> **Given request**
Provide an exact copy of the data, excluding the images.

+---+

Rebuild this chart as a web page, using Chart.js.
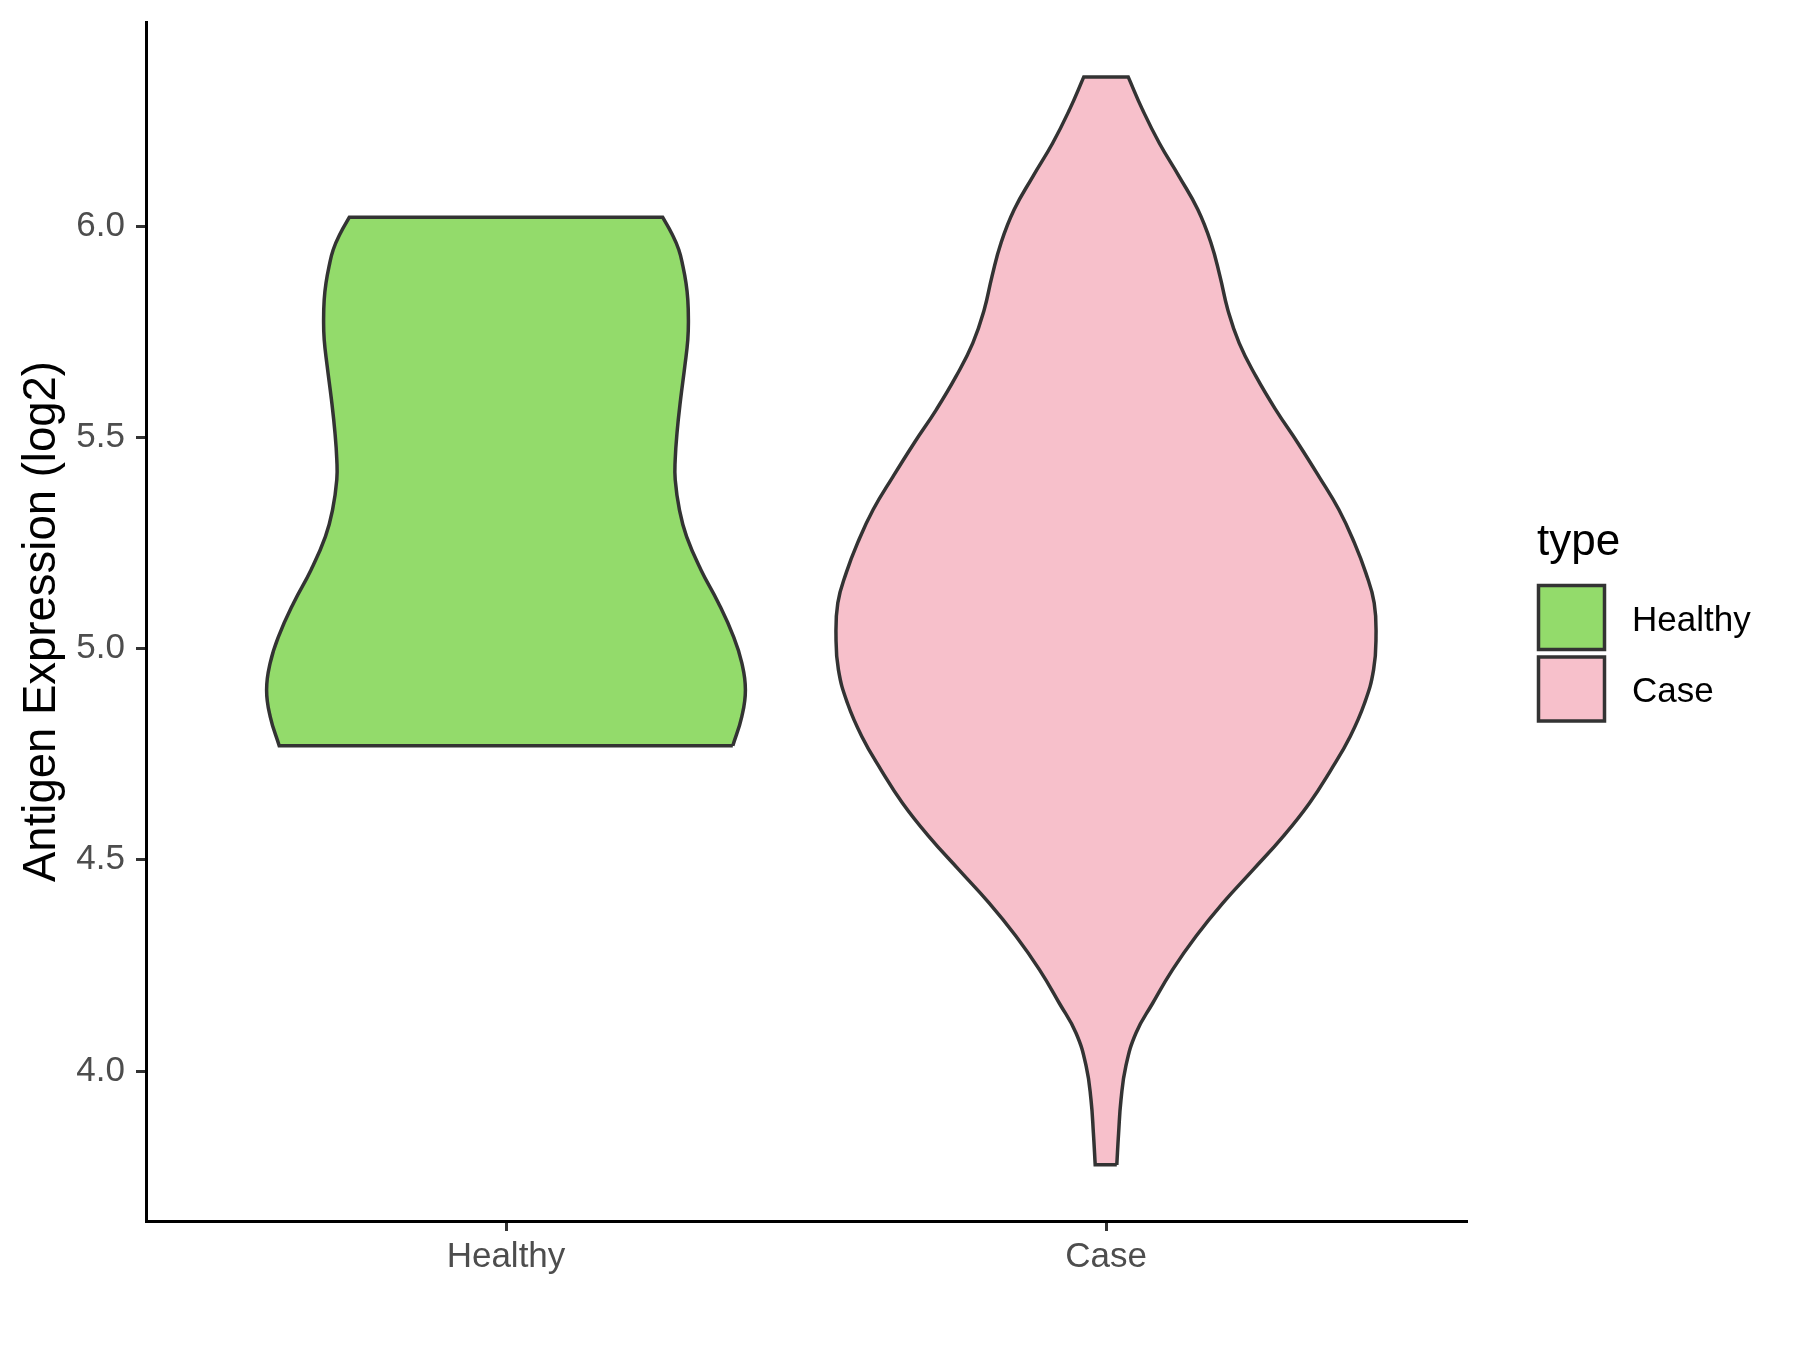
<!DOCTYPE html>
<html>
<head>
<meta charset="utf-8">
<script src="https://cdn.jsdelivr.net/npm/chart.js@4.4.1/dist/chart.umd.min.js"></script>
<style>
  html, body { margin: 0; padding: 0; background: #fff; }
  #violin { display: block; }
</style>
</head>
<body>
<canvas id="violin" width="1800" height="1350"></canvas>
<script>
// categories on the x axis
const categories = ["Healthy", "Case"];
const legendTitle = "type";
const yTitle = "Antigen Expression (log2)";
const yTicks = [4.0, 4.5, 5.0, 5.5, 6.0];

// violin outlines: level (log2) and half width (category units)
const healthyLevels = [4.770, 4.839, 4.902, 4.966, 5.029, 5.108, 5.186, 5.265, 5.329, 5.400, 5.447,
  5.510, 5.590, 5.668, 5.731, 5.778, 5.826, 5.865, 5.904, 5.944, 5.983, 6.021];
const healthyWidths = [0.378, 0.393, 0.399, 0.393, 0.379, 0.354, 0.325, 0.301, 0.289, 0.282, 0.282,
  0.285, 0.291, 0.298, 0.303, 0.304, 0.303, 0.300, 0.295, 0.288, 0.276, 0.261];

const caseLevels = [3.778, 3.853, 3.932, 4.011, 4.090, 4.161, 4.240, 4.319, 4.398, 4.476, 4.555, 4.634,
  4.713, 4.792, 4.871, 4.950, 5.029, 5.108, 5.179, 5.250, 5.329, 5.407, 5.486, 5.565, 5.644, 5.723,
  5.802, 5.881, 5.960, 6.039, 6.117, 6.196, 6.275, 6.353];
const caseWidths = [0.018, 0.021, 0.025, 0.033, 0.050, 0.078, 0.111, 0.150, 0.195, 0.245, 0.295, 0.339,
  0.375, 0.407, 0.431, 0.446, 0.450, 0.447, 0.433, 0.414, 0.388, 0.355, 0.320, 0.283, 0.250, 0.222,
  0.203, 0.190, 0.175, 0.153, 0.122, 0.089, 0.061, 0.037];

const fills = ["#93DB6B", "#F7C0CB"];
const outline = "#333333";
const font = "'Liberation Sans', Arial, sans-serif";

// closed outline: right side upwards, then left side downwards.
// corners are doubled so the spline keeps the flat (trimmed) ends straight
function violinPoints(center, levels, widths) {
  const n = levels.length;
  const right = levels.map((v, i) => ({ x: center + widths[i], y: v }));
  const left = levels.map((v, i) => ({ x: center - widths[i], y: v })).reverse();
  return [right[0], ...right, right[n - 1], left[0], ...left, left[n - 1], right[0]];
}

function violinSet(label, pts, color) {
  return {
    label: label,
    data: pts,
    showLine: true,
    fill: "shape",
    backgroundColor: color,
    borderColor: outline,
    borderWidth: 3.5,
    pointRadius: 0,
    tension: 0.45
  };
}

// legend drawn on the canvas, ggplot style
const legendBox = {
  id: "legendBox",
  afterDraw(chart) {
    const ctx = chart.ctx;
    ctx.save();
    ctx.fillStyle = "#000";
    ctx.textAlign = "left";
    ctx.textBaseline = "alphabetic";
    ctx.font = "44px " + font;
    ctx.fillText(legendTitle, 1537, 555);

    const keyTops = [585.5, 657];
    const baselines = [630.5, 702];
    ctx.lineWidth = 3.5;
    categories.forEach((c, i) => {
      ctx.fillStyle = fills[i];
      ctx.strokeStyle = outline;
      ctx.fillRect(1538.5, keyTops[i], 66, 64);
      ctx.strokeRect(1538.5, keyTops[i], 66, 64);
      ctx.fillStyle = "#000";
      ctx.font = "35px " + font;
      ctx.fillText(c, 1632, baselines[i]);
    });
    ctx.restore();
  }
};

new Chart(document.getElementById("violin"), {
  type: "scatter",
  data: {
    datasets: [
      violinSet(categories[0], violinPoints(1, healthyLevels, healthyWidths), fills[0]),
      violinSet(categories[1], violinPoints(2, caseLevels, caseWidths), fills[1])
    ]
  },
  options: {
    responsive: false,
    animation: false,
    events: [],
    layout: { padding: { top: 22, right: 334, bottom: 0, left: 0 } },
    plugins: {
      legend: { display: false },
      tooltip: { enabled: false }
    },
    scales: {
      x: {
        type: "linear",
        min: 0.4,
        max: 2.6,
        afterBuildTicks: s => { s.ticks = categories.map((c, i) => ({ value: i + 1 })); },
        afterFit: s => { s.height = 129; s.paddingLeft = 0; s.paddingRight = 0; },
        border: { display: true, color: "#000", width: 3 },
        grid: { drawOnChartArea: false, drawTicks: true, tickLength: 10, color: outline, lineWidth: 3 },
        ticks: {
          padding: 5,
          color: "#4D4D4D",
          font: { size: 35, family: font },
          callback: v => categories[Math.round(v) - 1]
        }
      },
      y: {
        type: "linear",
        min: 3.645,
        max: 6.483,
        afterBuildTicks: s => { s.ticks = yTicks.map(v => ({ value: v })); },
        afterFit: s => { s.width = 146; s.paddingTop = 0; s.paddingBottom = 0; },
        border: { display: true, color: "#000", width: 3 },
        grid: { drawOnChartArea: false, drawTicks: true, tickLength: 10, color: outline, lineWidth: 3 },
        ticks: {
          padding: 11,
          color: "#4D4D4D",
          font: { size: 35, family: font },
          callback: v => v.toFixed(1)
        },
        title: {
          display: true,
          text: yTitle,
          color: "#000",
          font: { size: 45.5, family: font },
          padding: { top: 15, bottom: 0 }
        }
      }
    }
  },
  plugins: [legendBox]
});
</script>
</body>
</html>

+---+

> **Exercise output**
Rebuild this chart as a web page, using Chart.js.
<!DOCTYPE html>
<html>
<head>
<meta charset="utf-8">
<script src="https://cdn.jsdelivr.net/npm/chart.js@4.4.1/dist/chart.umd.min.js"></script>
<style>
  html, body { margin: 0; padding: 0; background: #fff; }
  #violin { display: block; }
</style>
</head>
<body>
<canvas id="violin" width="1800" height="1350"></canvas>
<script>
// categories on the x axis
const categories = ["Healthy", "Case"];
const legendTitle = "type";
const yTitle = "Antigen Expression (log2)";
const yTicks = [4.0, 4.5, 5.0, 5.5, 6.0];

// violin outlines: level (log2) and half width (category units)
const healthyLevels = [4.770, 4.839, 4.902, 4.966, 5.029, 5.108, 5.186, 5.265, 5.329, 5.400, 5.447,
  5.510, 5.590, 5.668, 5.731, 5.778, 5.826, 5.865, 5.904, 5.944, 5.983, 6.021];
const healthyWidths = [0.378, 0.393, 0.399, 0.393, 0.379, 0.354, 0.325, 0.301, 0.289, 0.282, 0.282,
  0.285, 0.291, 0.298, 0.303, 0.304, 0.303, 0.300, 0.295, 0.288, 0.276, 0.261];

const caseLevels = [3.778, 3.853, 3.932, 4.011, 4.090, 4.161, 4.240, 4.319, 4.398, 4.476, 4.555, 4.634,
  4.713, 4.792, 4.871, 4.950, 5.029, 5.108, 5.179, 5.250, 5.329, 5.407, 5.486, 5.565, 5.644, 5.723,
  5.802, 5.881, 5.960, 6.039, 6.117, 6.196, 6.275, 6.353];
const caseWidths = [0.018, 0.021, 0.025, 0.033, 0.050, 0.078, 0.111, 0.150, 0.195, 0.245, 0.295, 0.339,
  0.375, 0.407, 0.431, 0.446, 0.450, 0.447, 0.433, 0.414, 0.388, 0.355, 0.320, 0.283, 0.250, 0.222,
  0.203, 0.190, 0.175, 0.153, 0.122, 0.089, 0.061, 0.037];

const fills = ["#93DB6B", "#F7C0CB"];
const outline = "#333333";
const font = "'Liberation Sans', Arial, sans-serif";

// closed outline: right side upwards, then left side downwards.
// corners are doubled so the spline keeps the flat (trimmed) ends straight
function violinPoints(center, levels, widths) {
  const n = levels.length;
  const right = levels.map((v, i) => ({ x: center + widths[i], y: v }));
  const left = levels.map((v, i) => ({ x: center - widths[i], y: v })).reverse();
  return [right[0], ...right, right[n - 1], left[0], ...left, left[n - 1], right[0]];
}

function violinSet(label, pts, color) {
  return {
    label: label,
    data: pts,
    showLine: true,
    fill: "shape",
    backgroundColor: color,
    borderColor: outline,
    borderWidth: 3.5,
    pointRadius: 0,
    tension: 0.45
  };
}

// legend drawn on the canvas, ggplot style
const legendBox = {
  id: "legendBox",
  afterDraw(chart) {
    const ctx = chart.ctx;
    ctx.save();
    ctx.fillStyle = "#000";
    ctx.textAlign = "left";
    ctx.textBaseline = "alphabetic";
    ctx.font = "44px " + font;
    ctx.fillText(legendTitle, 1537, 555);

    const keyTops = [585.5, 657];
    const baselines = [630.5, 702];
    ctx.lineWidth = 3.5;
    categories.forEach((c, i) => {
      ctx.fillStyle = fills[i];
      ctx.strokeStyle = outline;
      ctx.fillRect(1538.5, keyTops[i], 66, 64);
      ctx.strokeRect(1538.5, keyTops[i], 66, 64);
      ctx.fillStyle = "#000";
      ctx.font = "35px " + font;
      ctx.fillText(c, 1632, baselines[i]);
    });
    ctx.restore();
  }
};

new Chart(document.getElementById("violin"), {
  type: "scatter",
  data: {
    datasets: [
      violinSet(categories[0], violinPoints(1, healthyLevels, healthyWidths), fills[0]),
      violinSet(categories[1], violinPoints(2, caseLevels, caseWidths), fills[1])
    ]
  },
  options: {
    responsive: false,
    animation: false,
    events: [],
    layout: { padding: { top: 22, right: 334, bottom: 0, left: 0 } },
    plugins: {
      legend: { display: false },
      tooltip: { enabled: false }
    },
    scales: {
      x: {
        type: "linear",
        min: 0.4,
        max: 2.6,
        afterBuildTicks: s => { s.ticks = categories.map((c, i) => ({ value: i + 1 })); },
        afterFit: s => { s.height = 129; s.paddingLeft = 0; s.paddingRight = 0; },
        border: { display: true, color: "#000", width: 3 },
        grid: { drawOnChartArea: false, drawTicks: true, tickLength: 10, color: outline, lineWidth: 3 },
        ticks: {
          padding: 5,
          color: "#4D4D4D",
          font: { size: 35, family: font },
          callback: v => categories[Math.round(v) - 1]
        }
      },
      y: {
        type: "linear",
        min: 3.645,
        max: 6.483,
        afterBuildTicks: s => { s.ticks = yTicks.map(v => ({ value: v })); },
        afterFit: s => { s.width = 146; s.paddingTop = 0; s.paddingBottom = 0; },
        border: { display: true, color: "#000", width: 3 },
        grid: { drawOnChartArea: false, drawTicks: true, tickLength: 10, color: outline, lineWidth: 3 },
        ticks: {
          padding: 11,
          color: "#4D4D4D",
          font: { size: 35, family: font },
          callback: v => v.toFixed(1)
        },
        title: {
          display: true,
          text: yTitle,
          color: "#000",
          font: { size: 45.5, family: font },
          padding: { top: 15, bottom: 0 }
        }
      }
    }
  },
  plugins: [legendBox]
});
</script>
</body>
</html>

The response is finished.